Comprensibilmente non placata da questa replica, Gamberetta risponde:
dimostrando con ciò una deplorevole tendenza ad inchiodarsi sui principi cardine di una discussione: sarà anche che la diaristica è banale, sarà che il buon pastore scolastico ha il precipuo dovere di distogliere i ragazzi dalle sirene allettatrici della banale diaristica, ma insomma un blog è un diario in rete e così va definito.
E aggressivamente conclude:
In effetti gli estremi per incazzarmi ce li trovo anch'io, più ancora ce li ritrova la scolara che sono stata, e che dietro il suo banchino si leggeva magna cum irritatione le immani quantità di cretinate che gli autori di libri (carissimi) di testo scolastici scrivevano su generi e forme letterarie e mode giovanilistiche di cui non sapevano e non capivano assolutamente nulla.

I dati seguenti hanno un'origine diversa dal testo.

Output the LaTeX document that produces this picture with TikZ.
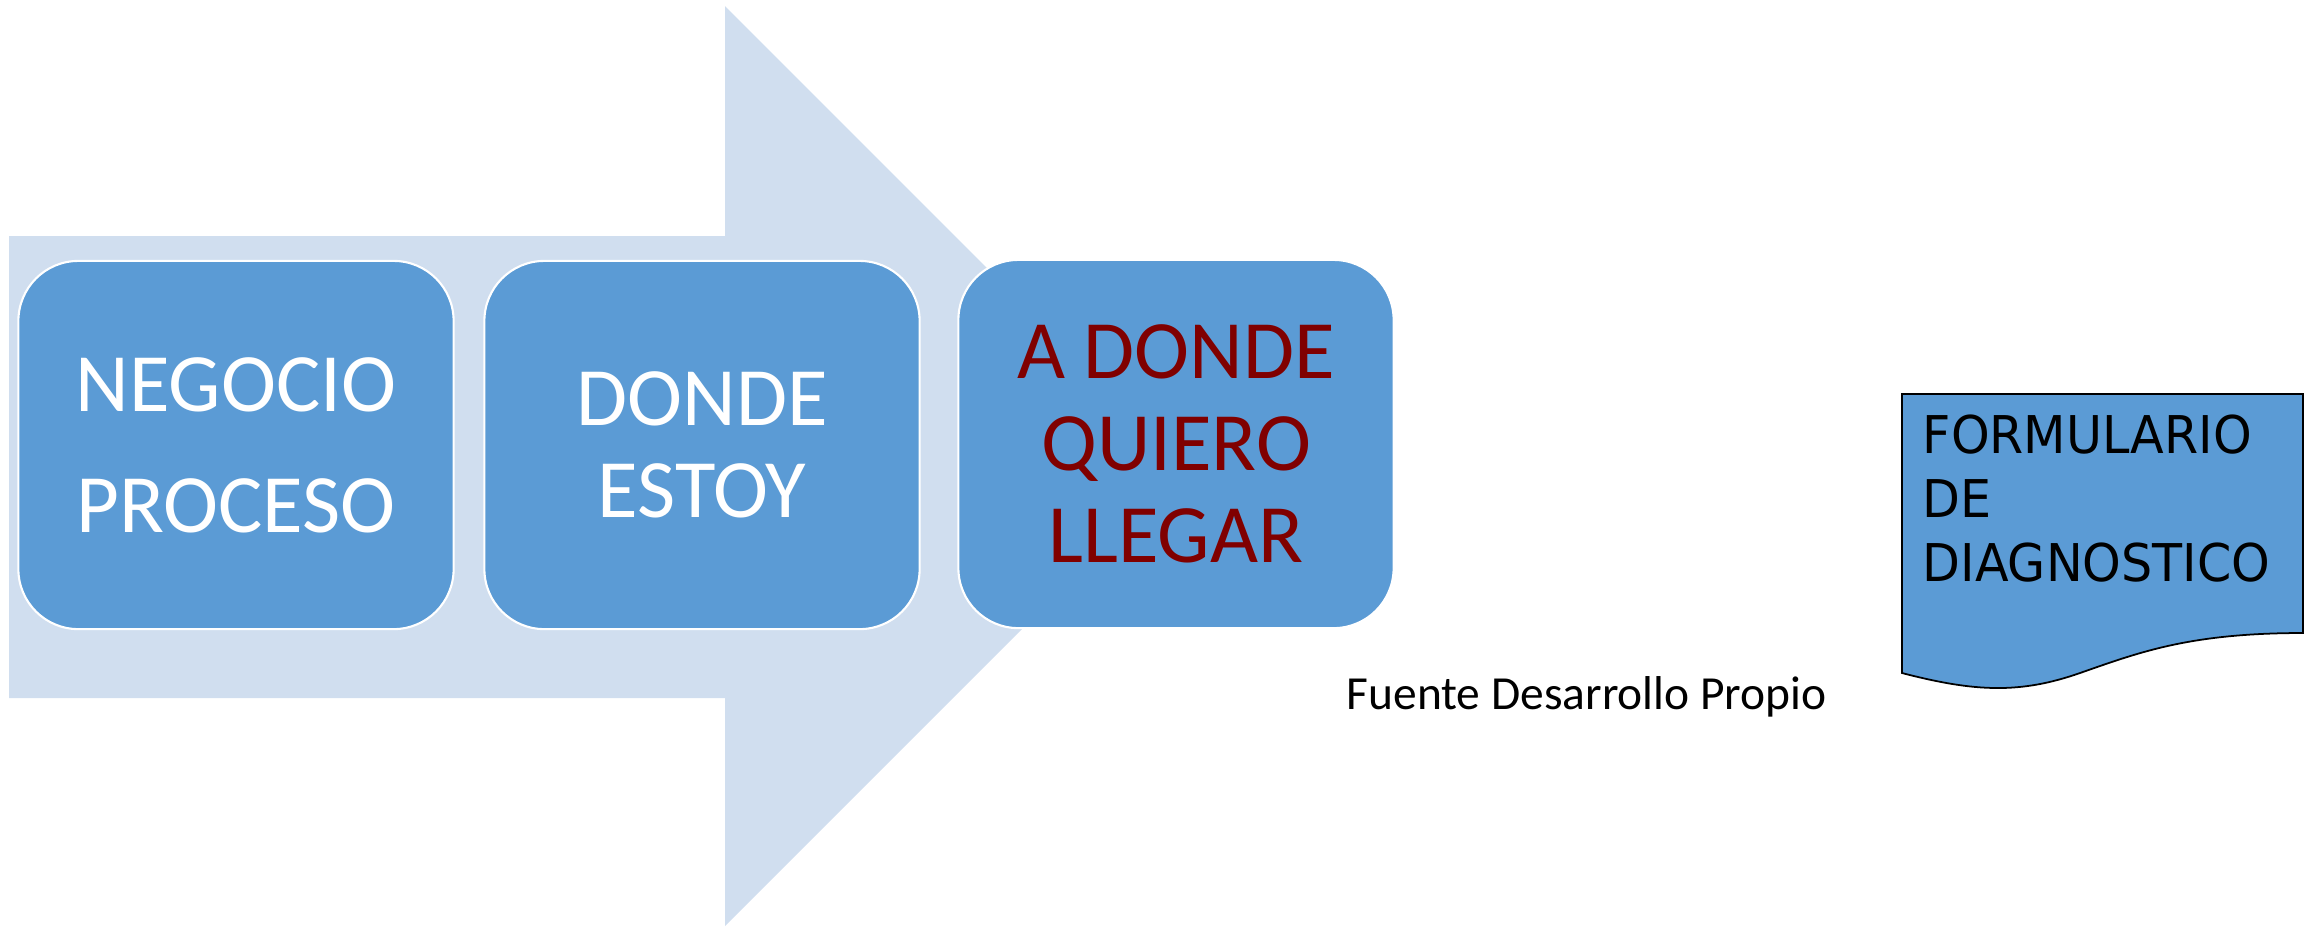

E infatti a giusta conclusione, nella discussione interviene tale Anghelos con una dissertazione sul tema blog/diario dove inserisce una frase a modo suo illuminante:
Insomma, già ne parliamo e questo è un merito, non vorrete mica che stiamo a spaccare il capello in quattro e le palle in sedici a questi poveri ragazzetti ignoranti?
E di nuovo questa strana idea che i ragazzi non sappiano cosa c'è in rete se non andiamo noi adulti a raccontarglielo nell'antologia del biennio. Certo, esistono ragazzi che della Grande Ragnatela sanno poco; ma siam proprio così sicuri che siano "in maggioranza"? E destinati a restarci, in maggioranza? Qualche dubbio sorge spontaneo.
Ad ogni modo l'editor di Zanichelli deve essersi messo una mano sulla coscienza perché diverse delle obiezioni di Gamberetta sono state accolte; tra l'altro nella scheda attuale la definizione di blog è abbastanza equilibrata e, anche se non si parla apertamente di diari, si evita il discorso delle "tracce" né si prova a spacciare un blog per un programma.
Le istruzioni su come scrivere un blog restano, comunque. Si vede che erano ritenute proprio indispensabili.